Nope ..... I think because the results are written in an "output" and not in an "annotations" folder. This happens because currently the metadata of the component are not passed to the workflow-service.

I might be wrong. @greenwoodma @antleb @courado ?

greenwoodma commented 6 years ago

Yes, there is a redmine issue https://redmine.openminted.eu/issues/767 which I've just bumped.

azielinskiACC commented 6 years ago

So, finally. That's great. Was it possible to use a configuration file? For NER I use the following https://test.openminted.eu/landingPage/application/2d3fc2aa-6f9b-4a5b-bd75-763a39b8b18b Correct?

reckart commented 6 years ago

@azielinskiACC I cannot access the link above. Probably it is a private workflow in your account?

galanisd commented 6 years ago

I can ...

ner however this metadata record seems to be for an image that I have created 10 months ago... (Identifiers OMTD: DemoWF3SSHNER)

Back then there were no docker specs and we have create 5 apps (one of them was NER) in order

  1. to do some demos
  2. to experiment with Mesos/Galaxy and see what is required.

The respective image us not OMTD compliant; i.e. it does not follow the docker spec and it will not be executed in the current environment.

See also ... https://github.com/openminted/Open-Call-Discussions/issues/1

Who is working on this image/app?

reckart commented 6 years ago

I'd have to look into the NER thing.

galanisd commented 6 years ago

If required please open a new issue (NER Hackathon)

azielinskiACC commented 6 years ago

For testing, it would be great to have the proper landing ID for all SS-A applications, since search on the OpenMinted Platform does not give any results.

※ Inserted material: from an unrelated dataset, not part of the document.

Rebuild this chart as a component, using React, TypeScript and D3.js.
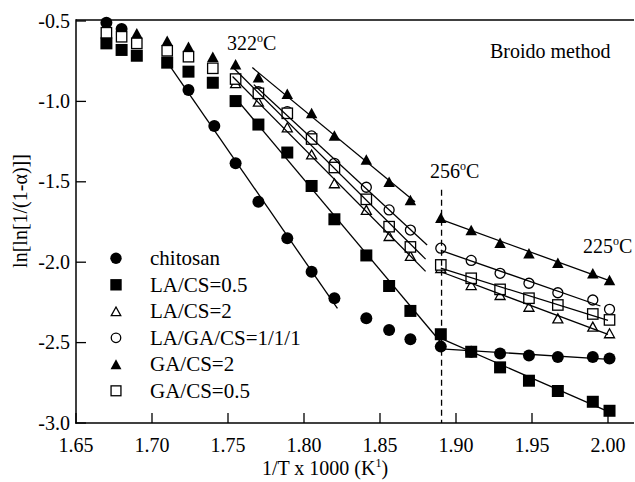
import React from "react";
import * as d3 from "d3";

const xTicks = [1.65, 1.7, 1.75, 1.8, 1.85, 1.9, 1.95, 2.0];
const yTicks = [-3.0, -2.5, -2.0, -1.5, -1.0, -0.5];

const chitosanX = [1.670, 1.680, 1.724, 1.741, 1.755, 1.770, 1.789, 1.805, 1.820, 1.841, 1.856, 1.870, 1.890, 1.910, 1.929, 1.948, 1.967, 1.990, 2.001];
const chitosanY = [-0.511, -0.550, -0.929, -1.153, -1.385, -1.624, -1.851, -2.059, -2.224, -2.349, -2.422, -2.479, -2.525, -2.557, -2.568, -2.580, -2.590, -2.590, -2.599];

const laCs05X = [1.670, 1.680, 1.690, 1.710, 1.724, 1.740, 1.755, 1.770, 1.789, 1.805, 1.820, 1.841, 1.856, 1.870, 1.890, 1.910, 1.929, 1.948, 1.967, 1.990, 2.001];
const laCs05Y = [-0.639, -0.680, -0.716, -0.759, -0.815, -0.884, -0.998, -1.144, -1.318, -1.526, -1.733, -1.958, -2.148, -2.303, -2.448, -2.557, -2.654, -2.737, -2.801, -2.868, -2.924];

const gaCs2X = [1.690, 1.710, 1.724, 1.740, 1.755, 1.770, 1.789, 1.805, 1.820, 1.841, 1.856, 1.870, 1.890, 1.910, 1.929, 1.948, 1.967, 1.990, 2.001];
const gaCs2Y = [-0.576, -0.623, -0.660, -0.722, -0.769, -0.850, -0.953, -1.072, -1.212, -1.361, -1.499, -1.613, -1.723, -1.800, -1.879, -1.945, -2.003, -2.069, -2.111];

const laCs2X = [1.755, 1.770, 1.789, 1.805, 1.820, 1.841, 1.856, 1.870, 1.890, 1.910, 1.929, 1.948, 1.967, 1.990, 2.001];
const laCs2Y = [-0.886, -1.002, -1.161, -1.330, -1.509, -1.675, -1.837, -1.961, -2.036, -2.142, -2.204, -2.277, -2.349, -2.401, -2.442];

const laGaCsX = [1.770, 1.789, 1.805, 1.820, 1.841, 1.856, 1.870, 1.890, 1.910, 1.929, 1.948, 1.967, 1.990, 2.001];
const laGaCsY = [-0.940, -1.064, -1.215, -1.385, -1.534, -1.675, -1.800, -1.913, -1.989, -2.069, -2.131, -2.190, -2.235, -2.293];

const gaCs05X = [1.670, 1.680, 1.690, 1.710, 1.724, 1.740, 1.755, 1.770, 1.789, 1.805, 1.820, 1.841, 1.856, 1.870, 1.890, 1.910, 1.929, 1.948, 1.967, 1.990, 2.001];
const gaCs05Y = [-0.573, -0.598, -0.639, -0.685, -0.722, -0.794, -0.861, -0.950, -1.074, -1.234, -1.411, -1.609, -1.779, -1.905, -2.017, -2.100, -2.169, -2.224, -2.266, -2.322, -2.359];

const seriesNames = ["chitosan", "LA/CS=0.5", "LA/CS=2", "LA/GA/CS=1/1/1", "GA/CS=2", "GA/CS=0.5"];

// linear fits: [seriesName, fitFrom, fitTo, drawFrom, drawTo]
const fitSegments: [string, number, number, number, number][] = [
  ["chitosan", 1.72, 1.821, 1.71, 1.822],
  ["chitosan", 1.889, 2.002, 1.89, 2.001],
  ["LA/CS=0.5", 1.754, 1.891, 1.755, 1.89],
  ["LA/CS=0.5", 1.889, 2.002, 1.89, 2.001],
  ["GA/CS=2", 1.769, 1.871, 1.766, 1.873],
  ["GA/CS=2", 1.889, 2.002, 1.89, 2.0],
  ["LA/GA/CS=1/1/1", 1.769, 1.871, 1.767, 1.881],
  ["LA/GA/CS=1/1/1", 1.889, 2.002, 1.89, 1.995],
  ["LA/CS=2", 1.754, 1.871, 1.753, 1.88],
  ["LA/CS=2", 1.889, 2.002, 1.89, 2.0],
  ["GA/CS=0.5", 1.754, 1.871, 1.753, 1.88],
  ["GA/CS=0.5", 1.889, 2.002, 1.89, 2.0],
];

const transitionX = 1.8905;
const transitionTop = -1.55;

const L = 76, R = 634, T = 21, B = 423;
const x = d3.scaleLinear().domain([1.65, 2.0]).range([L, 608]);
const y = d3.scaleLinear().domain([-3.0, -0.5]).range([B, T]);

const FONT = "'Liberation Serif', 'Times New Roman', serif";

type Kind = "fcircle" | "fsquare" | "otri" | "ocircle" | "ftri" | "osquare";

const series: { name: string; xs: number[]; ys: number[]; kind: Kind }[] = [
  { name: "chitosan", xs: chitosanX, ys: chitosanY, kind: "fcircle" },
  { name: "LA/CS=0.5", xs: laCs05X, ys: laCs05Y, kind: "fsquare" },
  { name: "GA/CS=2", xs: gaCs2X, ys: gaCs2Y, kind: "ftri" },
  { name: "LA/CS=2", xs: laCs2X, ys: laCs2Y, kind: "otri" },
  { name: "LA/GA/CS=1/1/1", xs: laGaCsX, ys: laGaCsY, kind: "ocircle" },
  { name: "GA/CS=0.5", xs: gaCs05X, ys: gaCs05Y, kind: "osquare" },
];

function Marker({ kind, cx, cy, legend }: { kind: Kind; cx: number; cy: number; legend?: boolean }) {
  const s = legend ? 0.95 : 1;
  switch (kind) {
    case "fcircle":
      return <circle cx={cx} cy={cy} r={6 * s} fill="#000" />;
    case "fsquare":
      return <rect x={cx - 6 * s} y={cy - 6 * s} width={12 * s} height={12 * s} fill="#000" />;
    case "ocircle":
      return <circle cx={cx} cy={cy} r={5 * s} fill="#fff" stroke="#000" strokeWidth={1.3} />;
    case "osquare":
      return <rect x={cx - 5.2 * s} y={cy - 5.2 * s} width={10.4 * s} height={10.4 * s} fill="#fff" stroke="#000" strokeWidth={1.3} />;
    case "ftri": {
      const h = 10.5 * s, w = 11.5 * s;
      return <path d={`M${cx},${cy - h / 2}L${cx + w / 2},${cy + h / 2}L${cx - w / 2},${cy + h / 2}Z`} fill="#000" />;
    }
    case "otri": {
      const h = 9 * s, w = 10 * s;
      return <path d={`M${cx},${cy - h / 2}L${cx + w / 2},${cy + h / 2}L${cx - w / 2},${cy + h / 2}Z`} fill="#fff" stroke="#000" strokeWidth={1.3} />;
    }
  }
  return null;
}

function fit(xs: number[], ys: number[], a: number, b: number) {
  const pts = xs.map((v, i) => [v, ys[i]] as [number, number]).filter(([v]) => v >= a && v <= b);
  const mx = d3.mean(pts, (p) => p[0])!;
  const my = d3.mean(pts, (p) => p[1])!;
  const sxy = d3.sum(pts, (p) => (p[0] - mx) * (p[1] - my));
  const sxx = d3.sum(pts, (p) => (p[0] - mx) ** 2);
  const m = sxy / sxx;
  return (v: number) => my + m * (v - mx);
}

const legendKinds: Kind[] = ["fcircle", "fsquare", "otri", "ocircle", "ftri", "osquare"];

export default function App() {
  const line = d3.line<[number, number]>().x((d) => x(d[0])).y((d) => y(d[1]));
  return (
    <svg width={635} height={482} style={{ position: "absolute", left: 0, top: 0, background: "#fff" }} fontFamily={FONT}>
      <rect width={635} height={482} fill="#fff" />
      {/* markers */}
      {series.map((s) =>
        s.xs.map((v, i) => <Marker key={s.name + i} kind={s.kind} cx={x(v)} cy={y(s.ys[i])} />)
      )}
      {/* fit lines */}
      {fitSegments.map(([name, a, b, d0, d1], i) => {
        const s = series.find((q) => q.name === name)!;
        const f = fit(s.xs, s.ys, a, b);
        return <path key={"f" + i} d={line([[d0, f(d0)], [d1, f(d1)]])!} stroke="#000" strokeWidth={1.3} fill="none" />;
      })}
      {/* transition dashed line */}
      <line x1={x(transitionX)} x2={x(transitionX)} y1={y(transitionTop)} y2={B} stroke="#000" strokeWidth={1.3} strokeDasharray="6,4" />
      {/* frame */}
      <line x1={L} x2={R} y1={T - 1} y2={T - 1} stroke="#000" strokeWidth={1.5} />
      <line x1={L} x2={L} y1={T - 1.7} y2={B + 0.7} stroke="#000" strokeWidth={1.5} />
      <line x1={L - 0.7} x2={R} y1={B} y2={B} stroke="#000" strokeWidth={1.5} />
      {/* x ticks */}
      {xTicks.map((t) => (
        <g key={"xt" + t}>
          <line x1={x(t)} x2={x(t)} y1={B} y2={B - 10} stroke="#000" strokeWidth={1.3} />
          <text x={x(t)} y={452} textAnchor="middle" fontSize={20}>{t.toFixed(2)}</text>
        </g>
      ))}
      {/* y ticks */}
      {yTicks.map((t) => (
        <g key={"yt" + t}>
          <line x1={L} x2={L + 10} y1={y(t)} y2={y(t)} stroke="#000" strokeWidth={1.3} />
          <text x={70} y={y(t) + 6.5} textAnchor="end" fontSize={20}>{t.toFixed(1)}</text>
        </g>
      ))}
      {/* axis titles */}
      <text x={325} y={475} textAnchor="middle" fontSize={20}>
        1/T x 1000 (K<tspan fontSize={12} dy={-8}>1</tspan><tspan dy={8}>)</tspan>
      </text>
      <text transform="translate(27,211) rotate(-90)" textAnchor="middle" fontSize={20}>ln[ln[1/(1-α)]]</text>
      {/* annotations */}
      <text x={490} y={58} fontSize={20}>Broido method</text>
      <text x={227} y={50} fontSize={20}>322<tspan fontSize={12} dy={-8}>o</tspan><tspan dy={8}>C</tspan></text>
      <text x={430} y={178} fontSize={20}>256<tspan fontSize={12} dy={-8}>o</tspan><tspan dy={8}>C</tspan></text>
      <text x={583} y={253} fontSize={20}>225<tspan fontSize={12} dy={-8}>o</tspan><tspan dy={8}>C</tspan></text>
      {/* legend */}
      {seriesNames.map((n, i) => {
        const cy = 258.3 + i * 26.5;
        return (
          <g key={"lg" + n}>
            <Marker kind={legendKinds[i]} cx={116} cy={cy} legend />
            <text x={150} y={cy + 7} fontSize={21}>{n}</text>
          </g>
        );
      })}
    </svg>
  );
}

Unfortunately, there are some 'empty' corpora I created and cannot be deleted and which might cause confusion (A known issue?) So please also let me know which data input files (=landing ID) I should use.

reckart commented 6 years ago

@azielinskiACC @galanisd since the "test.openminted.eu" platform is only for testing and may be reset again... does it make sense at all to use fixed IDs for corpora? Maybe better to have people upload own data or build a corpus using the search functionality.

The names of the SSH components on the other hand are rather stable. I'll run a release and then could publish them to the main platform (non-test).

pennyl67 commented 6 years ago

@reckart Please note that @antleb is currently updating the main platform (services), so I wouldn't recommend adding anything there until we get notified. The idea is to use the services for all the testing etc., so it must be updated with all the fixes that the test platform has now.

pennyl67 commented 6 years ago

Sorry, by "testing" I meant the evaluation of the tenders/hackathon

greenwoodma commented 6 years ago

@pennyl67 is @antleb updating services to the same as test is currently or to the latest version of the code? The plan was to update test daily since the WP7 call last week, but the workflow-service hasn't been updated in the last week so it's still not got all the bug fixes we've made this week (which is quite a few). The problem is that while I think those fixes all work as expected, I'd assumed they were being tested on test as that was being updated. Now I find it hasn't been, so it may be that we get an up to date services which is buggier than test.